H. W. Brands is the author of “Reagan: The Life” and other books of American history.
If Donald Trump wins the Republican nomination for president over the strenuous efforts of party elites to derail him, he ought to send a note of thanks to Geoffrey Cowan. Almost 50 years ago, Cowan led a campaign among the Democrats to strengthen the system of primary elections and reduce the power of party bosses. The campaign succeeded, giving the Democrats George McGovern in 1972 and spilling over into the GOP in time for Ronald Reagan to demonstrate in 1980 that primary voters were less worried about his age than the party pros.
Cowan is currently president of the Annenberg Foundation Trust and a professor at the University of Southern California. In “Let the People Rule,” he examines the origins of the primary system during the Progressive era of the early 20th century. Progressives decried the debilitation of democracy at the hands of corporate moguls and political bosses. They tackled the moguls with antitrust laws and business regulations; they circumvented the bosses with reforms that made democracy more direct. These included the popular election of senators, the initiative and the referendum, and primary elections.
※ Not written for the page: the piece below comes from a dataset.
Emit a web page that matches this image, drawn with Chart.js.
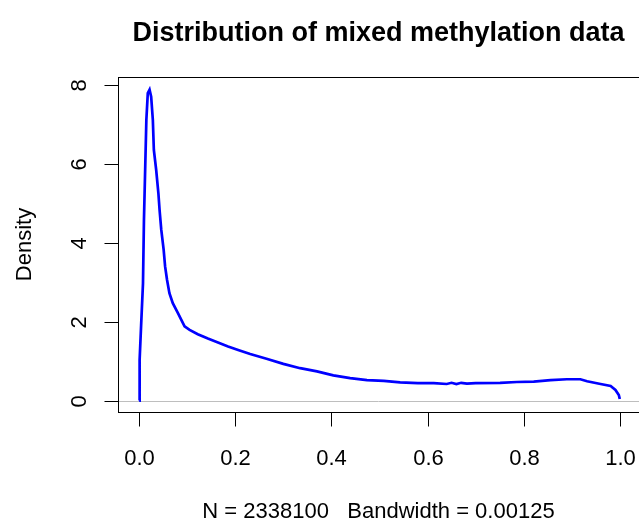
<!DOCTYPE html>
<html>
<head>
<meta charset="utf-8">
<script src="https://cdn.jsdelivr.net/npm/chart.js@4/dist/chart.umd.min.js"></script>
<style>
  body { margin: 0; background: #fff; }
  #wrap { width: 639px; height: 522px; }
</style>
</head>
<body>
<div id="wrap"><canvas id="density" width="639" height="522"></canvas></div>
<script>
// density curve
const xVals = [0.000, 0.001, 0.004, 0.008, 0.010, 0.0125, 0.015, 0.018, 0.0217, 0.025,
  0.0285, 0.0306, 0.0354, 0.040, 0.0425, 0.046, 0.051, 0.054, 0.058, 0.063,
  0.070, 0.081, 0.0875, 0.0945, 0.105, 0.122, 0.143, 0.164, 0.185, 0.206,
  0.231, 0.265, 0.300, 0.335, 0.370, 0.404, 0.439, 0.474, 0.509, 0.543,
  0.580, 0.613, 0.640, 0.650, 0.660, 0.670, 0.682, 0.700, 0.751, 0.786,
  0.821, 0.856, 0.890, 0.918, 0.932, 0.960, 0.981, 0.991, 0.998, 1.000];
const densVals = [0.00, 1.03, 1.88, 2.97, 4.58, 5.85, 7.11, 7.79, 7.88, 7.70,
  7.11, 6.35, 5.85, 5.26, 4.83, 4.33, 3.82, 3.40, 3.06, 2.72,
  2.47, 2.21, 2.05, 1.88, 1.79, 1.68, 1.57, 1.47, 1.37, 1.28,
  1.18, 1.06, 0.93, 0.82, 0.74, 0.64, 0.57, 0.52, 0.50, 0.46,
  0.44, 0.44, 0.42, 0.45, 0.42, 0.45, 0.43, 0.44, 0.45, 0.47,
  0.48, 0.52, 0.54, 0.54, 0.49, 0.42, 0.37, 0.27, 0.14, 0.04];
const xTicks = [0, 0.2, 0.4, 0.6, 0.8, 1.0];
const xTickLabels = ["0.0", "0.2", "0.4", "0.6", "0.8", "1.0"];
const yTicks = [0, 2, 4, 6, 8];
const yTickLabels = ["0", "2", "4", "6", "8"];
const titleText = "Distribution of mixed methylation data";
const subText = "N = 2338100   Bandwidth = 0.00125";
const yTitle = "Density";

const pts = xVals.map((x, i) => ({ x: x, y: densVals[i] }));

// R style box, axes and text
const rAxes = {
  id: "rAxes",
  beforeDatasetsDraw(chart) {
    const ctx = chart.ctx;
    const a = chart.chartArea;
    const y0 = Math.round(chart.scales.y.getPixelForValue(0)) + 0.5;
    ctx.save();
    ctx.strokeStyle = "#bebebe";
    ctx.lineWidth = 1;
    ctx.beginPath();
    ctx.moveTo(a.left, y0);
    ctx.lineTo(a.right, y0);
    ctx.stroke();
    ctx.restore();
  },
  afterDraw(chart) {
    const ctx = chart.ctx;
    const a = chart.chartArea;
    const xs = chart.scales.x, ys = chart.scales.y;
    ctx.save();
    ctx.strokeStyle = "#000";
    ctx.lineWidth = 1;
    const L = Math.round(a.left) + 0.5, B = Math.round(a.bottom) + 0.5, T = Math.round(a.top) + 0.5;
    ctx.strokeRect(L, T, 700, B - T);

    ctx.fillStyle = "#000";
    ctx.font = "22px 'Liberation Sans', Arial, sans-serif";
    ctx.textAlign = "center";
    ctx.textBaseline = "alphabetic";
    xTicks.forEach((v, i) => {
      const px = Math.round(xs.getPixelForValue(v)) + 0.5;
      ctx.beginPath();
      ctx.moveTo(px, B);
      ctx.lineTo(px, B + 14);
      ctx.stroke();
      ctx.fillText(xTickLabels[i], px, 465);
    });
    yTicks.forEach((v, i) => {
      const py = Math.round(ys.getPixelForValue(v)) + 0.5;
      ctx.beginPath();
      ctx.moveTo(L, py);
      ctx.lineTo(L - 14, py);
      ctx.stroke();
      ctx.save();
      ctx.translate(86, py);
      ctx.rotate(-Math.PI / 2);
      ctx.fillText(yTickLabels[i], 0, 0);
      ctx.restore();
    });

    ctx.save();
    ctx.translate(31, (a.top + a.bottom) / 2);
    ctx.rotate(-Math.PI / 2);
    ctx.fillText(yTitle, 0, 0);
    ctx.restore();

    ctx.fillText(subText, (a.left + 639) / 2, 518);
    ctx.font = "bold 27px 'Liberation Sans', Arial, sans-serif";
    ctx.fillText(titleText, (a.left + 639) / 2, 41);
    ctx.restore();
  }
};

new Chart(document.getElementById("density"), {
  type: "line",
  data: {
    datasets: [{
      data: pts,
      borderColor: "#0000ff",
      borderWidth: 2.7,
      pointRadius: 0,
      tension: 0,
      fill: false
    }]
  },
  options: {
    responsive: false,
    animation: false,
    devicePixelRatio: 1,
    layout: { padding: { left: 118, top: 77, right: 0, bottom: 110 } },
    plugins: { legend: { display: false }, tooltip: { enabled: false }, title: { display: false } },
    scales: {
      x: { type: "linear", min: -0.044, max: 1.04, display: false },
      y: { type: "linear", min: -0.29, max: 8.2, display: false }
    }
  },
  plugins: [rAxes]
});
</script>
</body>
</html>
In 1910 Oregon adopted a measure establishing the nation’s first presidential primaries. The idea had sufficient appeal that several other states scheduled primaries ahead of the 1912 presidential election. In that year Theodore Roosevelt, the former president, challenged William Howard Taft, the incumbent, for the Republican nomination. Taft controlled the party machinery, but Roosevelt hoped to leverage his personal popularity against the president.
Roosevelt had been tepid on the subject of primaries, but finding his way back to the White House blocked by the Taft regulars, he had a conversion experience. The primary, he suddenly proclaimed, was essential to good government. “I believe that the majority of the plain people of the United States will, day in and day out, make fewer mistakes in governing themselves than any smaller class or body of men, no matter what their training, will make in trying to govern them,” he told a packed house at Carnegie Hall in March 1912.
Cowan tells his story with great verve. He relates the experience of Roosevelt supporters in Oklahoma, who included veterans of TR’s Rough Rider regiment from the Spanish-American War. “Our fellows put up a great fight lasting all day and until four in the morning,” one of them wrote to Roosevelt. “One man dropped dead and two or three were carried out unconscious. The state chairman, Harris, a Taft man, was told if he tried to put over any crooked deals from the chair that he wouldn’t get out of the hall alive. Feelings ran so high that gun-play was expected. Indeed, I am told that one of Roosevelt’s men stood behind Harris with his hand on his gun ready for an emergency.”
Cowan’s tale is packed with such vignettes, portraying a pre-radio, pre-television, pre-Internet time when politics was conducted face to face. Cowan’s Roosevelt slashes the air with his right hand while making key points; he clips his words with a speaking style that one contemporary likened to biting off tenpenny nails. This Roosevelt was also capable of turning on a dime without conceding that he had gone anywhere but straight. “Let the people rule,” Roosevelt declared, but he didn’t mean all the people all the time. When it served his purposes to include African Americans, he was more than happy to accept their votes. But when the black vote worked against him — when, having won most of the primaries but lost the Republican nomination to Taft, he became the nominee of the Progressive Party and feared frightening off Southern whites — he took pains to exclude them. “I believe the great majority of the negroes in the South are wholly unfit for suffrage,” he declared in what was either a moment of candor or a moment of expedience. Cowan surmises it was a bit of both.
He nonetheless admires Roosevelt for opening presidential politics to greater participation. Cowan acknowledges the drawbacks of primaries. “The primary process has produced a new class of political leaders and insiders who are not necessarily representative of the general public or even of the party,” he writes. Primaries tempt or compel candidates to appease the most extreme elements in their parties. And they amplify the influence of money. “Primary campaigns have become so costly that candidates are forced to spend much of their time raising money and trying to win the hearts of a few very large donors.”
On balance, though, Cowan applauds what Roosevelt wrought. If not for primaries, he suggests, neither John Kennedy in 1960 nor Barack Obama in 2008 would have become president. And Reagan might have lost his third and doubtless final try to gain the White House. Cowan tips his cap to TR in concluding that primaries have indeed, as Roosevelt promised they would, “given the people the right to rule.”
And given them the right to make Trump the Republican nominee. Should such an outcome occur, those frustrated GOP regulars might wish TR had wrought less well.